** Begin **

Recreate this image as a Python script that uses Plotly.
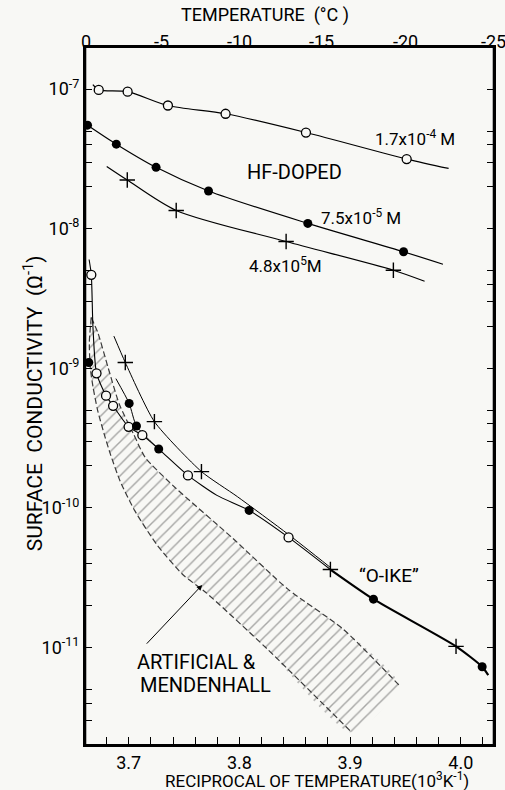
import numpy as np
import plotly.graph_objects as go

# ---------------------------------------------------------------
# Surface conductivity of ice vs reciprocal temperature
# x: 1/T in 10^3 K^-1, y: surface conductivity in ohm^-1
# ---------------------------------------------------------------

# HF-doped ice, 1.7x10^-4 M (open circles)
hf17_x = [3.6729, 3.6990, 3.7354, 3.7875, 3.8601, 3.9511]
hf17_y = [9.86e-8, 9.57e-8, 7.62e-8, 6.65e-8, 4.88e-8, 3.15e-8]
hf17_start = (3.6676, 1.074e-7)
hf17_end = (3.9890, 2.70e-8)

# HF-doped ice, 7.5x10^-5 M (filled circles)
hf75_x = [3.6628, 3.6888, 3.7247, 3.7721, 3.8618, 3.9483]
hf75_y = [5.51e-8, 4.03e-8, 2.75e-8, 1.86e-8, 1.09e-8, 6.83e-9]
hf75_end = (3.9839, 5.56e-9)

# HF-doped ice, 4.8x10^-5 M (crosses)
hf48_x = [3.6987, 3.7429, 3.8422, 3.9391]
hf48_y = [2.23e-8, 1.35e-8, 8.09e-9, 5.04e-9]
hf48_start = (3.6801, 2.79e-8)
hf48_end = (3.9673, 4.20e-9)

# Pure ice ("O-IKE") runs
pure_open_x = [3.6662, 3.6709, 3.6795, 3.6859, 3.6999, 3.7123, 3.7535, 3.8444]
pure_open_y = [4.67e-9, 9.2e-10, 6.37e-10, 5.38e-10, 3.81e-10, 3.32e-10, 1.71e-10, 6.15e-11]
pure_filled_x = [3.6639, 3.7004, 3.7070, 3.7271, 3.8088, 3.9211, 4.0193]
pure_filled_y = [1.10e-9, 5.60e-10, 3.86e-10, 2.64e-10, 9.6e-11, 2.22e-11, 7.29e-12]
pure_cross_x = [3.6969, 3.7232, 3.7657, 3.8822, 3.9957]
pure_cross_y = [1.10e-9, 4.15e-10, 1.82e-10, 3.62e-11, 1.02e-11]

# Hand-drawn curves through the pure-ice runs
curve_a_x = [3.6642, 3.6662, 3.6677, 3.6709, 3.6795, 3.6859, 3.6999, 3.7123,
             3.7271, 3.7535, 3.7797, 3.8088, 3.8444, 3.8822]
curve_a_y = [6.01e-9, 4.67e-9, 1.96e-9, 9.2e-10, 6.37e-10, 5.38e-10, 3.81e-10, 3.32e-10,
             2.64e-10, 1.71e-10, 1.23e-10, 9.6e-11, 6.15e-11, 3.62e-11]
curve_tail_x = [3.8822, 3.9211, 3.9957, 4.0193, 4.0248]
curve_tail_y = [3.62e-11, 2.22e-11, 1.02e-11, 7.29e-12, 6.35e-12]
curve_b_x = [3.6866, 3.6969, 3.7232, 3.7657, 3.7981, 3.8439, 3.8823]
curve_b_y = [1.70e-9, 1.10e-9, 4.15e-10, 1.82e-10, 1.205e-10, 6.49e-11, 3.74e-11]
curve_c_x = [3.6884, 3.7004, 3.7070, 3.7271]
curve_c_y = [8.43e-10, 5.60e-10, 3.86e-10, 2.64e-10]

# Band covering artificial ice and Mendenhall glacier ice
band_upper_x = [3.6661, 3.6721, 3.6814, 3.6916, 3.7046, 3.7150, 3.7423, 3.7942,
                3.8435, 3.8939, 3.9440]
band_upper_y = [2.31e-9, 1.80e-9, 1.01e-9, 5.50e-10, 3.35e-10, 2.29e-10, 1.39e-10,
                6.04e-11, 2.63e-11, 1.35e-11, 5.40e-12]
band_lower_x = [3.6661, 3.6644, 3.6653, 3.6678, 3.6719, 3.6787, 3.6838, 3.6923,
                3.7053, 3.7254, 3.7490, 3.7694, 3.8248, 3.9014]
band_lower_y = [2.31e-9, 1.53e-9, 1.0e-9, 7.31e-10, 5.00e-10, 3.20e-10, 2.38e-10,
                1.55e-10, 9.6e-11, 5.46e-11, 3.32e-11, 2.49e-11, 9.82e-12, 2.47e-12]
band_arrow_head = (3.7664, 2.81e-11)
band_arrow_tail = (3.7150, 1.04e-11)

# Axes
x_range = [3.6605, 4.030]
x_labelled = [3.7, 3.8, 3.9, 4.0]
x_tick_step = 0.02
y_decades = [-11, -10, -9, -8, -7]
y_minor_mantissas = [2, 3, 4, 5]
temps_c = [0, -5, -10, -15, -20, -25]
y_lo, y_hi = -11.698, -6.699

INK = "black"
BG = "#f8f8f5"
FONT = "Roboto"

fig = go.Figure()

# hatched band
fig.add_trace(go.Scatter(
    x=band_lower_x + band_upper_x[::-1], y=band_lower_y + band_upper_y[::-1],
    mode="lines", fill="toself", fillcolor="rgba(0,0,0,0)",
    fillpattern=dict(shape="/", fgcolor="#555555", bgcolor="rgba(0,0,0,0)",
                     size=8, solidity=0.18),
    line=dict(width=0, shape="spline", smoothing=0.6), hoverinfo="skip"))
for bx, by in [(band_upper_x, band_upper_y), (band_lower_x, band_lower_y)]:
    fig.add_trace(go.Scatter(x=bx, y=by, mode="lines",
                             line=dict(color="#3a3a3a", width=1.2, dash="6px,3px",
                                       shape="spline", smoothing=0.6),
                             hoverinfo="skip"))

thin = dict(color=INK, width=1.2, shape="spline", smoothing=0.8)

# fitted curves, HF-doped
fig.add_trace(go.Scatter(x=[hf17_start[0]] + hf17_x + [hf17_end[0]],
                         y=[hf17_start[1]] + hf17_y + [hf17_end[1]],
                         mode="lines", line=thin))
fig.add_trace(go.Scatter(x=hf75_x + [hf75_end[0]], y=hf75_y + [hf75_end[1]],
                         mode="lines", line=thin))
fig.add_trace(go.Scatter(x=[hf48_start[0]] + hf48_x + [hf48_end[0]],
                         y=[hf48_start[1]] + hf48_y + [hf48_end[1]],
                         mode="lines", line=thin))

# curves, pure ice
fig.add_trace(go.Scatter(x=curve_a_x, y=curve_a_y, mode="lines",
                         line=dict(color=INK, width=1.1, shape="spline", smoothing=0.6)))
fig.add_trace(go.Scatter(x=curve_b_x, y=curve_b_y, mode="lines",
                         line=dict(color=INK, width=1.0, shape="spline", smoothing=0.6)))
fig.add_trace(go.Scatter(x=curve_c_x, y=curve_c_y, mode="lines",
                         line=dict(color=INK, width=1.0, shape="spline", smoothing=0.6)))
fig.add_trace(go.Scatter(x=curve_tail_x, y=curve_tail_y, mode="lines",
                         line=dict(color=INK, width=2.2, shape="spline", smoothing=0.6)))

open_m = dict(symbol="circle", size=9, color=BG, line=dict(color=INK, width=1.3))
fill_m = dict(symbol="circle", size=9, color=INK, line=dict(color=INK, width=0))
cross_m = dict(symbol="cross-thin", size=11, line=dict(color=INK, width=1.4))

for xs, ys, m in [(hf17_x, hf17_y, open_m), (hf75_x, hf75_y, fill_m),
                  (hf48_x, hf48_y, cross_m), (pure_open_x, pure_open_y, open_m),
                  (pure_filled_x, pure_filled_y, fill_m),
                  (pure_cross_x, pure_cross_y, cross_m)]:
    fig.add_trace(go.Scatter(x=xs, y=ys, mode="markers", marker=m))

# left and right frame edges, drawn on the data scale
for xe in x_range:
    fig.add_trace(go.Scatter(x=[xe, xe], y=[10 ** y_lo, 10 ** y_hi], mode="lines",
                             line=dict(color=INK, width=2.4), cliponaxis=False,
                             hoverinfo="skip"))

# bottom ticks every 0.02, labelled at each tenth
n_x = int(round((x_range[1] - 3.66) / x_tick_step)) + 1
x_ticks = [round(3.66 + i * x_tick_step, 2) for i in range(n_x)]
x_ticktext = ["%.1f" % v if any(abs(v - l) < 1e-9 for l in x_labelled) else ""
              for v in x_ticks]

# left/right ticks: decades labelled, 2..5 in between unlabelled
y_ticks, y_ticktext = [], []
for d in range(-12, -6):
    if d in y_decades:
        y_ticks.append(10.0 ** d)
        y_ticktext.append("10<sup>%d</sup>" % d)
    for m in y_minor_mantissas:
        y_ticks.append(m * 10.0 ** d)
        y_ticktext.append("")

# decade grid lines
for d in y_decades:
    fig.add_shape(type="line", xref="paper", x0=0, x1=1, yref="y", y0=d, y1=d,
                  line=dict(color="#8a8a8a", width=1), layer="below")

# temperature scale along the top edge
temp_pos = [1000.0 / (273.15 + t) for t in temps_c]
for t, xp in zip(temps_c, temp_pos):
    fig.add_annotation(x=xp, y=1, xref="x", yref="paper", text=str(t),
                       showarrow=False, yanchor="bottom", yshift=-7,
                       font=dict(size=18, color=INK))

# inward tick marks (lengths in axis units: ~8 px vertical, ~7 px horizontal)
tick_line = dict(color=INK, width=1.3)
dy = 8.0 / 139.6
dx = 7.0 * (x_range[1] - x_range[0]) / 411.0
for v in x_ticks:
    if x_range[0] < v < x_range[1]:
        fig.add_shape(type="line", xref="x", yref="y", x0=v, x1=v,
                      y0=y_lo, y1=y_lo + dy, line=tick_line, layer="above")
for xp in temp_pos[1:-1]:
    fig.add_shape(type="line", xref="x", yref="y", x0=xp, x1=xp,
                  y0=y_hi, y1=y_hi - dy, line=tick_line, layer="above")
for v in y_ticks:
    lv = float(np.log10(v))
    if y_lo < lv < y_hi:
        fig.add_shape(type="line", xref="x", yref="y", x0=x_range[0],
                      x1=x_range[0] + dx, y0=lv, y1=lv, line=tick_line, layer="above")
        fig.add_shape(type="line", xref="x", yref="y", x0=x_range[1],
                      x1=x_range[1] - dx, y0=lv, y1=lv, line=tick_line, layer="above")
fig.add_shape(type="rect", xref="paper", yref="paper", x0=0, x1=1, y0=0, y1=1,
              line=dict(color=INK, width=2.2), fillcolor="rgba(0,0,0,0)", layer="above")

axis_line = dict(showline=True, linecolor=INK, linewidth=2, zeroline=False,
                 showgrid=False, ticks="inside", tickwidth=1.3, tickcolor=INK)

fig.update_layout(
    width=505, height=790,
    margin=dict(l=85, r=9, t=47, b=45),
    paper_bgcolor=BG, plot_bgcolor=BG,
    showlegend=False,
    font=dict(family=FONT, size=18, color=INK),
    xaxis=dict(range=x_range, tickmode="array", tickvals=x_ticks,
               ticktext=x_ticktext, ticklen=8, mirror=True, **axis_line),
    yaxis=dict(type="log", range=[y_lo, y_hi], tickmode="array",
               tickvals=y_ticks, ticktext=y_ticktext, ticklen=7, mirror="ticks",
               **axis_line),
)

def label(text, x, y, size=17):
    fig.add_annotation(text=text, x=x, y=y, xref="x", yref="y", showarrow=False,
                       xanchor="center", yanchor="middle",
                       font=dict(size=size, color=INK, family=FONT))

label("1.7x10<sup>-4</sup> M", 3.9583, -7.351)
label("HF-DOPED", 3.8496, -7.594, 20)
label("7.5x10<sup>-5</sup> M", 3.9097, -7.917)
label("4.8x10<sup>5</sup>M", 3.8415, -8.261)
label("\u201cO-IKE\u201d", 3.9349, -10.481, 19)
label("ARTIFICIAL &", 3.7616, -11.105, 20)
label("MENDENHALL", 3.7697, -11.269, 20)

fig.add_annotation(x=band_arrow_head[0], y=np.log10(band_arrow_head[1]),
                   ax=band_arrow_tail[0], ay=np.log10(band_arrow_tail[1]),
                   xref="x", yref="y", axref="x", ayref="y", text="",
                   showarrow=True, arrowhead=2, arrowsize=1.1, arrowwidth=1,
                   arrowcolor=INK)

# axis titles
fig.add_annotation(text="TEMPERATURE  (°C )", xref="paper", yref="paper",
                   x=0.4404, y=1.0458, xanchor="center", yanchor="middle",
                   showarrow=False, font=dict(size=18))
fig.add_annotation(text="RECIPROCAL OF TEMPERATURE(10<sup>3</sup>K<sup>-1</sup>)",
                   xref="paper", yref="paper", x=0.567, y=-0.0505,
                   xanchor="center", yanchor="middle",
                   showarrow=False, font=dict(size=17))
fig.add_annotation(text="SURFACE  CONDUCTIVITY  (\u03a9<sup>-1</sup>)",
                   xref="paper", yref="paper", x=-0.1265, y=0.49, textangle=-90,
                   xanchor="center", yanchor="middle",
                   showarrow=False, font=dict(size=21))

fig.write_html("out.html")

** End **

Work to complete → With the pictures left out, restate word for word every line of the data above, from the first down to the line that contains "hf75_end = (3.9839, 5.56e-9)".

Exercise response →
Recreate this image as a Python script that uses Plotly.
import numpy as np
import plotly.graph_objects as go

# ---------------------------------------------------------------
# Surface conductivity of ice vs reciprocal temperature
# x: 1/T in 10^3 K^-1, y: surface conductivity in ohm^-1
# ---------------------------------------------------------------

# HF-doped ice, 1.7x10^-4 M (open circles)
hf17_x = [3.6729, 3.6990, 3.7354, 3.7875, 3.8601, 3.9511]
hf17_y = [9.86e-8, 9.57e-8, 7.62e-8, 6.65e-8, 4.88e-8, 3.15e-8]
hf17_start = (3.6676, 1.074e-7)
hf17_end = (3.9890, 2.70e-8)

# HF-doped ice, 7.5x10^-5 M (filled circles)
hf75_x = [3.6628, 3.6888, 3.7247, 3.7721, 3.8618, 3.9483]
hf75_y = [5.51e-8, 4.03e-8, 2.75e-8, 1.86e-8, 1.09e-8, 6.83e-9]
hf75_end = (3.9839, 5.56e-9)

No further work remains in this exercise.